─── Supplied records

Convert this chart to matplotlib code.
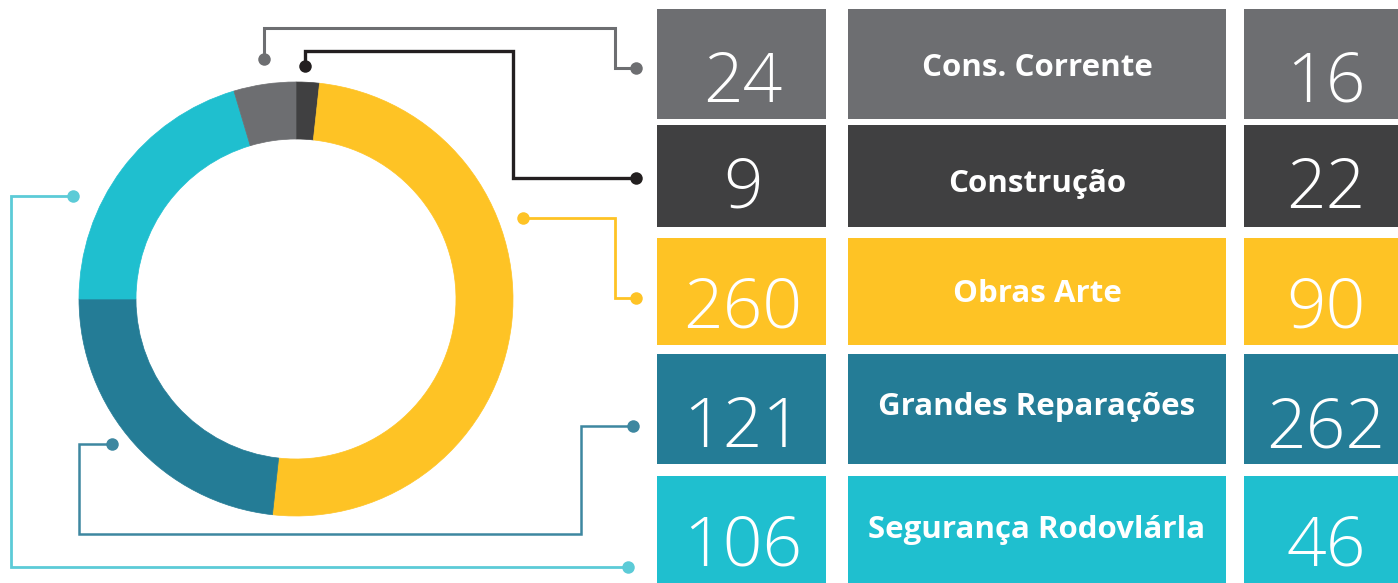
import matplotlib
matplotlib.use("Agg")
import matplotlib.pyplot as plt
from matplotlib.patches import Rectangle

# data
categories = ["Cons. Corrente", "Construção", "Obras Arte", "Grandes Reparações", "Segurança Rodovlárla"]
values_left = [24, 9, 260, 121, 106]
values_right = [16, 22, 90, 262, 46]
colors = ["#6d6e71", "#404041", "#fec325", "#247c96", "#1fbfcf"]
line_colors = ["#6d6e71", "#231f20", "#fec325", "#3d87a0", "#5ccbd7"]
donut_order = [1, 2, 3, 4, 0]   # clockwise from 12 o'clock

W, H = 1398, 583
fig = plt.figure(figsize=(W / 100, H / 100), dpi=100)
ax = fig.add_axes([0, 0, 1, 1])

def Y(y):
    # pixel rows are measured from the top
    return H - y

# donut
cx, cy, r_out, r_in = 296, 299, 217, 160
wedges, _ = ax.pie([values_left[i] for i in donut_order],
                   colors=[colors[i] for i in donut_order],
                   startangle=90, counterclock=False,
                   center=(cx, Y(cy)), radius=r_out,
                   wedgeprops=dict(width=r_out - r_in, linewidth=0.5))
for w in wedges:
    w.set_edgecolor(w.get_facecolor())

# connector paths (pixel coords from top), one per category
paths = [
    [(264, 59), (264, 28), (615, 28), (615, 68), (636, 68)],
    [(305, 66), (305, 51), (513, 51), (513, 178), (636, 178)],
    [(523, 218), (615, 218), (615, 298), (636, 298)],
    [(112, 444), (79, 444), (79, 534), (581, 534), (581, 426), (633, 426)],
    [(73, 196), (11, 196), (11, 567), (628, 567)],
]
widths = [2.2, 2.4, 2.0, 1.8, 2.0]
for p, c, lw in zip(paths, line_colors, widths):
    xs = [q[0] for q in p]
    ys = [Y(q[1]) for q in p]
    ax.plot(xs, ys, color=c, lw=lw, solid_joinstyle="miter", zorder=3)
    ax.plot([xs[0], xs[-1]], [ys[0], ys[-1]], "o", color=c, ms=9, mew=0, zorder=4)

# table of boxes
rows = [(9, 119), (125, 227), (238, 345), (354, 464), (476, 590)]
cols = [(657, 826), (848, 1226), (1244, 1413)]
num_base = [102, 208, 328, 447, 565]
lab_base = [76, 192, 302, 415, 538]

for i, (t, b) in enumerate(rows):
    for (l, r) in cols:
        ax.add_patch(Rectangle((l, Y(b)), r - l, b - t, color=colors[i], lw=0, zorder=2))
    ax.text(743, Y(num_base[i]), str(values_left[i]), ha="center", va="baseline",
            color="white", fontsize=50, family="Open Sans", weight="light", zorder=5)
    ax.text(1037, Y(lab_base[i]), categories[i], ha="center", va="baseline",
            color="white", fontsize=22.5, family="Open Sans", weight="bold", zorder=5)
    ax.text(1326, Y(num_base[i]), str(values_right[i]), ha="center", va="baseline",
            color="white", fontsize=50, family="Open Sans", weight="light", zorder=5)

ax.set_xlim(0, W)
ax.set_ylim(0, H)
ax.set_aspect("auto")
ax.axis("off")

fig.savefig("out.png", dpi=100, facecolor="white")
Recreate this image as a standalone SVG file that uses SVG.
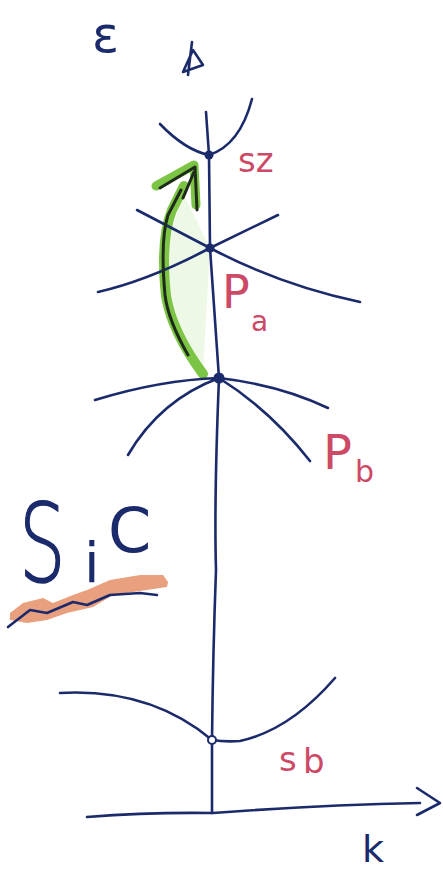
<svg xmlns="http://www.w3.org/2000/svg" width="443" height="874" viewBox="0 0 443 874">
<style>
.ln{fill:none;stroke:#1b2a6b;stroke-width:2.6;stroke-linecap:round;stroke-linejoin:round}
.lbl{font-family:"DejaVu Sans",sans-serif;fill:#cc4a66}
.blue{font-family:"DejaVu Sans",sans-serif;fill:#1b2a6b}
.dot{fill:#1b2a6b}
</style>
<rect width="443" height="874" fill="#ffffff"/>
<g id="axes">
<text class="blue" x="92" y="52" font-size="50">ε</text>
<path class="ln" d="M192,42 L188,75 M183,72 L203,65 L193,50 Z"/>
<path class="ln" d="M87,817 Q150,812 213,813 Q320,805 420,803"/>
<path class="ln" d="M417,788 L440,803 L417,815"/>
<text class="blue" x="362" y="862" font-size="38">k</text>
</g>
<g id="highlight">
<path d="M184,195 Q160,250 167,320 Q180,355 203,373 L210,248 Z" fill="#eef8e6"/>
<path d="M203,374 Q172,332 166,296 Q160,240 172,210 L184,186" fill="none" stroke="#7cc444" stroke-width="10" stroke-linecap="round"/>
<path d="M156,186 L194,165 L196,205" fill="none" stroke="#7cc444" stroke-width="9" stroke-linecap="round" stroke-linejoin="round"/>
</g>
<g id="connectors">
<path class="ln" d="M206,112 L209,155 L210,248 L219,378 Q214,500 216,570 Q213,650 212,740 L212,813"/>
<path class="ln" d="M160,124 Q185,150 209,155 M252,99 Q240,145 209,155"/>
<path class="ln" d="M137,210 L210,248 Q280,285 360,302 M278,215 L210,248 Q150,280 98,292"/>
<path class="ln" d="M95,400 Q160,380 219,378 Q280,385 328,408 M219,378 Q160,400 128,455 M219,378 Q270,410 310,461"/>
<path class="ln" d="M60,693 Q150,688 212,740 Q225,742 240,741 Q290,730 335,678"/>
<path d="M188,355 Q168,320 165,295 Q160,240 168,215 L181,190 M160,188 L195,167 L197,210 M183,198 L194,172" fill="none" stroke="#1e2a1a" stroke-width="3" stroke-linecap="round" stroke-linejoin="round"/>
</g>
<g id="s2">
<circle class="dot" cx="209" cy="155" r="4.5"/>
<text class="lbl" x="238" y="172" font-size="34">sz</text>
</g>
<g id="Pa">
<circle class="dot" cx="210" cy="248" r="4.5"/>
<text class="lbl" x="222" y="308" font-size="46">P</text>
<text class="lbl" x="251" y="331" font-size="28">a</text>
</g>
<g id="Pb">
<circle class="dot" cx="219" cy="378" r="5.5"/>
<text class="lbl" x="323" y="469" font-size="48">P</text>
<text class="lbl" x="355" y="482" font-size="30">b</text>
</g>
<g id="sb">
<circle cx="212" cy="740" r="4" fill="#ffffff" stroke="#1b2a6b" stroke-width="2"/>
<text class="lbl" x="279" y="771" font-size="34">s</text>
<text class="lbl" x="303" y="773" font-size="34">b</text>
</g>
<g id="SiC">
<path d="M10,613 L23,603 L43,598 L53,603 L73,595 L87,590 L110,580 L140,575 L163,575 L168,582 L167,587 L133,592 L113,595 L93,607 L67,613 L47,620 L27,623 L10,620 Z" fill="#e9a07e"/>
<path d="M8,627 L30,610 L47,613 L73,602 L87,605 L110,595 L140,593 L157,595" fill="none" stroke="#1b2a6b" stroke-width="2.6" stroke-linecap="round" stroke-linejoin="round"/>
<text class="blue" transform="translate(19,581) scale(0.68,1)" font-size="108" font-weight="200" stroke="#1b2a6b" stroke-width="1.6">S</text>
<text class="blue" x="84" y="582" font-size="56">i</text>
<text class="blue" x="108" y="552" font-size="62">C</text>
</g>
</svg>
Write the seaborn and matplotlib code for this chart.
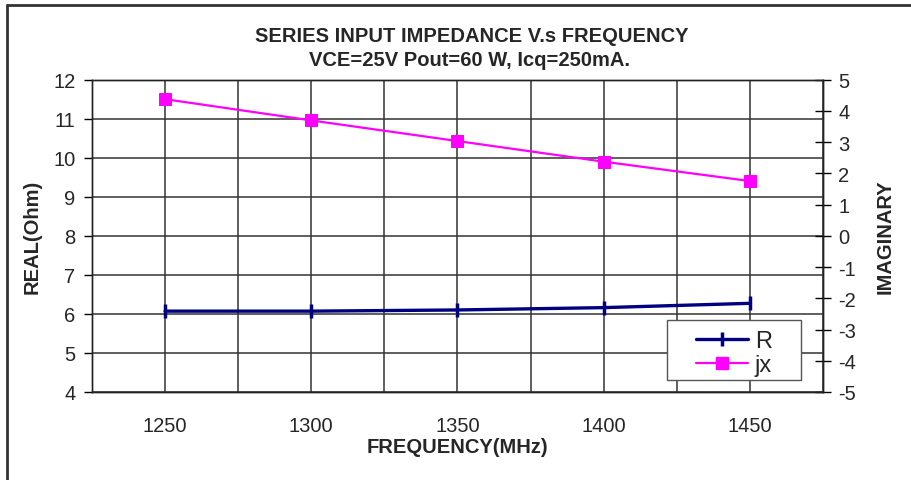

──────

Set task: Leave out the pictures and give the listing above again exactly.

Right answer:
Convert this chart to matplotlib code.
import matplotlib
matplotlib.use("Agg")
import matplotlib.pyplot as plt
from matplotlib.patches import Rectangle

# data
categories = ["Cons. Corrente", "Construção", "Obras Arte", "Grandes Reparações", "Segurança Rodovlárla"]
values_left = [24, 9, 260, 121, 106]
values_right = [16, 22, 90, 262, 46]
colors = ["#6d6e71", "#404041", "#fec325", "#247c96", "#1fbfcf"]
line_colors = ["#6d6e71", "#231f20", "#fec325", "#3d87a0", "#5ccbd7"]
donut_order = [1, 2, 3, 4, 0]   # clockwise from 12 o'clock

W, H = 1398, 583
fig = plt.figure(figsize=(W / 100, H / 100), dpi=100)
ax = fig.add_axes([0, 0, 1, 1])

def Y(y):
    # pixel rows are measured from the top
    return H - y

# donut
cx, cy, r_out, r_in = 296, 299, 217, 160
wedges, _ = ax.pie([values_left[i] for i in donut_order],
                   colors=[colors[i] for i in donut_order],
                   startangle=90, counterclock=False,
                   center=(cx, Y(cy)), radius=r_out,
                   wedgeprops=dict(width=r_out - r_in, linewidth=0.5))
for w in wedges:
    w.set_edgecolor(w.get_facecolor())

# connector paths (pixel coords from top), one per category
paths = [
    [(264, 59), (264, 28), (615, 28), (615, 68), (636, 68)],
    [(305, 66), (305, 51), (513, 51), (513, 178), (636, 178)],
    [(523, 218), (615, 218), (615, 298), (636, 298)],
    [(112, 444), (79, 444), (79, 534), (581, 534), (581, 426), (633, 426)],
    [(73, 196), (11, 196), (11, 567), (628, 567)],
]
widths = [2.2, 2.4, 2.0, 1.8, 2.0]
for p, c, lw in zip(paths, line_colors, widths):
    xs = [q[0] for q in p]
    ys = [Y(q[1]) for q in p]
    ax.plot(xs, ys, color=c, lw=lw, solid_joinstyle="miter", zorder=3)
    ax.plot([xs[0], xs[-1]], [ys[0], ys[-1]], "o", color=c, ms=9, mew=0, zorder=4)

# table of boxes
rows = [(9, 119), (125, 227), (238, 345), (354, 464), (476, 590)]
cols = [(657, 826), (848, 1226), (1244, 1413)]
num_base = [102, 208, 328, 447, 565]
lab_base = [76, 192, 302, 415, 538]

for i, (t, b) in enumerate(rows):
    for (l, r) in cols:
        ax.add_patch(Rectangle((l, Y(b)), r - l, b - t, color=colors[i], lw=0, zorder=2))
    ax.text(743, Y(num_base[i]), str(values_left[i]), ha="center", va="baseline",
            color="white", fontsize=50, family="Open Sans", weight="light", zorder=5)
    ax.text(1037, Y(lab_base[i]), categories[i], ha="center", va="baseline",
            color="white", fontsize=22.5, family="Open Sans", weight="bold", zorder=5)
    ax.text(1326, Y(num_base[i]), str(values_right[i]), ha="center", va="baseline",
            color="white", fontsize=50, family="Open Sans", weight="light", zorder=5)

ax.set_xlim(0, W)
ax.set_ylim(0, H)
ax.set_aspect("auto")
ax.axis("off")

fig.savefig("out.png", dpi=100, facecolor="white")
Recreate this image as a standalone SVG file that uses SVG.
<svg xmlns="http://www.w3.org/2000/svg" width="443" height="874" viewBox="0 0 443 874">
<style>
.ln{fill:none;stroke:#1b2a6b;stroke-width:2.6;stroke-linecap:round;stroke-linejoin:round}
.lbl{font-family:"DejaVu Sans",sans-serif;fill:#cc4a66}
.blue{font-family:"DejaVu Sans",sans-serif;fill:#1b2a6b}
.dot{fill:#1b2a6b}
</style>
<rect width="443" height="874" fill="#ffffff"/>
<g id="axes">
<text class="blue" x="92" y="52" font-size="50">ε</text>
<path class="ln" d="M192,42 L188,75 M183,72 L203,65 L193,50 Z"/>
<path class="ln" d="M87,817 Q150,812 213,813 Q320,805 420,803"/>
<path class="ln" d="M417,788 L440,803 L417,815"/>
<text class="blue" x="362" y="862" font-size="38">k</text>
</g>
<g id="highlight">
<path d="M184,195 Q160,250 167,320 Q180,355 203,373 L210,248 Z" fill="#eef8e6"/>
<path d="M203,374 Q172,332 166,296 Q160,240 172,210 L184,186" fill="none" stroke="#7cc444" stroke-width="10" stroke-linecap="round"/>
<path d="M156,186 L194,165 L196,205" fill="none" stroke="#7cc444" stroke-width="9" stroke-linecap="round" stroke-linejoin="round"/>
</g>
<g id="connectors">
<path class="ln" d="M206,112 L209,155 L210,248 L219,378 Q214,500 216,570 Q213,650 212,740 L212,813"/>
<path class="ln" d="M160,124 Q185,150 209,155 M252,99 Q240,145 209,155"/>
<path class="ln" d="M137,210 L210,248 Q280,285 360,302 M278,215 L210,248 Q150,280 98,292"/>
<path class="ln" d="M95,400 Q160,380 219,378 Q280,385 328,408 M219,378 Q160,400 128,455 M219,378 Q270,410 310,461"/>
<path class="ln" d="M60,693 Q150,688 212,740 Q225,742 240,741 Q290,730 335,678"/>
<path d="M188,355 Q168,320 165,295 Q160,240 168,215 L181,190 M160,188 L195,167 L197,210 M183,198 L194,172" fill="none" stroke="#1e2a1a" stroke-width="3" stroke-linecap="round" stroke-linejoin="round"/>
</g>
<g id="s2">
<circle class="dot" cx="209" cy="155" r="4.5"/>
<text class="lbl" x="238" y="172" font-size="34">sz</text>
</g>
<g id="Pa">
<circle class="dot" cx="210" cy="248" r="4.5"/>
<text class="lbl" x="222" y="308" font-size="46">P</text>
<text class="lbl" x="251" y="331" font-size="28">a</text>
</g>
<g id="Pb">
<circle class="dot" cx="219" cy="378" r="5.5"/>
<text class="lbl" x="323" y="469" font-size="48">P</text>
<text class="lbl" x="355" y="482" font-size="30">b</text>
</g>
<g id="sb">
<circle cx="212" cy="740" r="4" fill="#ffffff" stroke="#1b2a6b" stroke-width="2"/>
<text class="lbl" x="279" y="771" font-size="34">s</text>
<text class="lbl" x="303" y="773" font-size="34">b</text>
</g>
<g id="SiC">
<path d="M10,613 L23,603 L43,598 L53,603 L73,595 L87,590 L110,580 L140,575 L163,575 L168,582 L167,587 L133,592 L113,595 L93,607 L67,613 L47,620 L27,623 L10,620 Z" fill="#e9a07e"/>
<path d="M8,627 L30,610 L47,613 L73,602 L87,605 L110,595 L140,593 L157,595" fill="none" stroke="#1b2a6b" stroke-width="2.6" stroke-linecap="round" stroke-linejoin="round"/>
<text class="blue" transform="translate(19,581) scale(0.68,1)" font-size="108" font-weight="200" stroke="#1b2a6b" stroke-width="1.6">S</text>
<text class="blue" x="84" y="582" font-size="56">i</text>
<text class="blue" x="108" y="552" font-size="62">C</text>
</g>
</svg>
Write the seaborn and matplotlib code for this chart.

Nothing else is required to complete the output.